WHAT YOU WILL DO. Copy each line where the word "matplotlib" occurs.

### MATERIAL ###

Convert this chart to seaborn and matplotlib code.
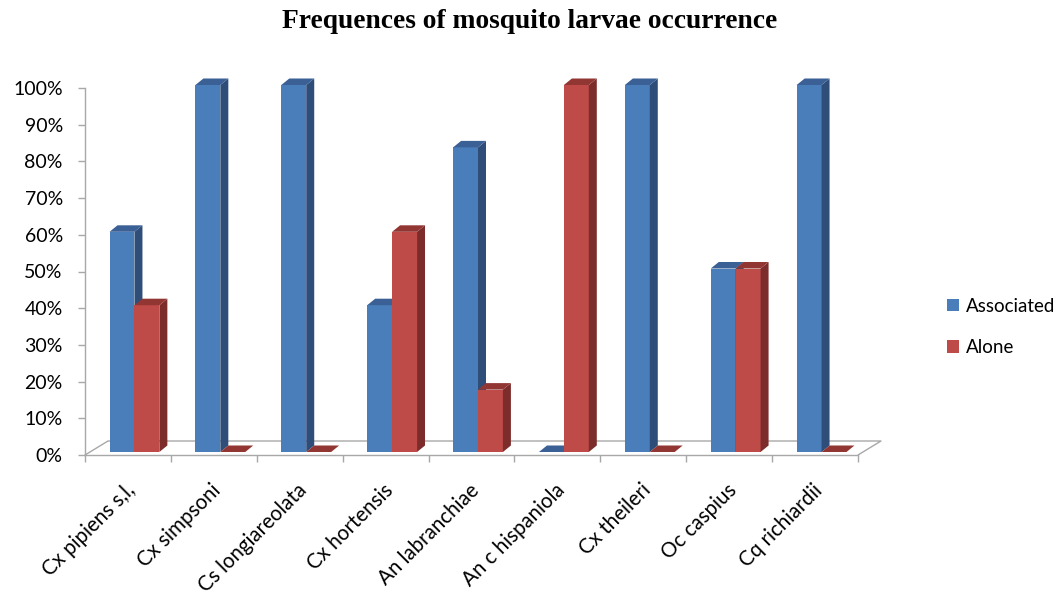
import numpy as np
import pandas as pd
import matplotlib
matplotlib.use("Agg")
import matplotlib.pyplot as plt
import matplotlib.transforms as mtransforms
from matplotlib.patches import Polygon, Patch
import seaborn as sns

# data
species = ["Cx pipiens s,l,", "Cx simpsoni", "Cs longiareolata", "Cx hortensis",
           "An labranchiae", "An c hispaniola", "Cx theileri", "Oc caspius", "Cq richiardii"]
associated = [60, 100, 100, 40, 83, 0, 100, 50, 100]
alone = [40, 0, 0, 60, 17, 100, 0, 50, 0]
series = ["Associated", "Alone"]
y_ticks = list(range(0, 101, 10))

front_colors = ["#4a7ebb", "#be4b48"]
side_colors = ["#2f4d79", "#7c2d2b"]
top_colors = ["#3a6096", "#923633"]
grid_gray = "#a8a8a8"

df = pd.DataFrame({
    "Species": species * 2,
    "Percent": associated + alone,
    "Type": [series[0]] * len(species) + [series[1]] * len(species),
})

sns.set_theme(style="white", rc={"text.color": "black", "xtick.color": "black",
                                 "ytick.color": "black"})
plt.rcParams["font.family"] = ["Lato", "DejaVu Sans"]

fig = plt.figure(figsize=(10.59, 5.96), dpi=100)
W, H = 1059, 596
ax = fig.add_axes([85 / W, 1 - 455 / H, (858 - 85) / W, (455 - 88) / H])

sns.barplot(data=df, x="Species", y="Percent", hue="Type", hue_order=series,
            palette=front_colors, width=0.58, saturation=1, legend=False,
            edgecolor="none", ax=ax)
ax.set_xlim(-0.5, len(species) - 0.5)
ax.set_ylim(0, 100)

# pseudo-3D: bars sit a little behind the floor's front edge
off_x, off_y = 6.5, 3.0      # px shift of bar front faces
dx, dy = 8.0, 6.5            # px depth of each bar
shift = mtransforms.ScaledTranslation(off_x / 100, off_y / 100, fig.dpi_scale_trans)
to_disp = ax.transData.transform
from_disp = ax.transData.inverted().transform

for k, container in enumerate(ax.containers):
    for bar in container:
        bar.set_transform(ax.transData + shift)
        bar.set_zorder(2 + k)
        bar.set_clip_on(False)
        x0, y0 = bar.get_x(), bar.get_y()
        x1, y1 = x0 + bar.get_width(), y0 + bar.get_height()
        px0, py0 = to_disp((x0, y0)) + [off_x, off_y]
        px1, py1 = to_disp((x1, y1)) + [off_x, off_y]
        side = [(px1, py0), (px1 + dx, py0 + dy), (px1 + dx, py1 + dy), (px1, py1)]
        top = [(px0, py1), (px0 + dx, py1 + dy), (px1 + dx, py1 + dy), (px1, py1)]
        ax.add_patch(Polygon(from_disp(side), closed=True, fc=side_colors[k], ec="none",
                             clip_on=False, zorder=2.1 + k))
        ax.add_patch(Polygon(from_disp(top), closed=True, fc=top_colors[k], ec="none",
                             clip_on=False, zorder=2.2 + k))

# floor outline
fx, fy = 23, 14
left = to_disp((-0.5, 0))
right = to_disp((len(species) - 0.5, 0))
floor = [left, left + [fx, fy], right + [fx, fy], right]
floor = from_disp(np.array(floor))
ax.plot(floor[:, 0], floor[:, 1], color=grid_gray, lw=1, clip_on=False, zorder=1)

for s in ["top", "right"]:
    ax.spines[s].set_visible(False)
for s in ["left", "bottom"]:
    ax.spines[s].set_color(grid_gray)
    ax.spines[s].set_linewidth(1)

ax.set_yticks(y_ticks)
ax.set_yticklabels([f"{v}%" for v in y_ticks])
ax.tick_params(axis="y", length=5, width=1, color=grid_gray, direction="out",
               pad=11, labelsize=14, left=True, labelcolor="black")

ax.set_xticks(range(len(species)))
ax.set_xticklabels(species, rotation=45, ha="right", rotation_mode="anchor")
ax.set_xticks(np.arange(-0.5, len(species), 1), minor=True)
ax.tick_params(axis="x", which="major", length=0, pad=18, labelsize=14.8,
               labelcolor="black")
ax.tick_params(axis="x", which="minor", length=5, width=1, color=grid_gray,
               direction="out", bottom=True)
nudge = mtransforms.ScaledTranslation(-3 / 100, 0, fig.dpi_scale_trans)
for lab in ax.get_xticklabels():
    lab.set_transform(lab.get_transform() + nudge)
ax.set_xlabel("")
ax.set_ylabel("")

handles = [Patch(fc=c, ec="none") for c in front_colors]
fig.legend(handles, series, loc="center left", bbox_to_anchor=(930 / W, 1 - 327 / H),
           frameon=False, fontsize=13.5, handlelength=0.65, handleheight=0.65,
           handletextpad=0.35, labelspacing=1.3)

fig.text(0.5, 1 - 22 / H, "Frequences of mosquito larvae occurrence", ha="center",
         va="center", fontsize=19.8, fontweight="bold", color="black",
         family=["Liberation Serif", "DejaVu Serif"])

fig.savefig("out.png", dpi=100)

###

THE RESPONSE.
Convert this chart to seaborn and matplotlib code.
import matplotlib
matplotlib.use("Agg")
import matplotlib.pyplot as plt
import matplotlib.transforms as mtransforms
from matplotlib.patches import Polygon, Patch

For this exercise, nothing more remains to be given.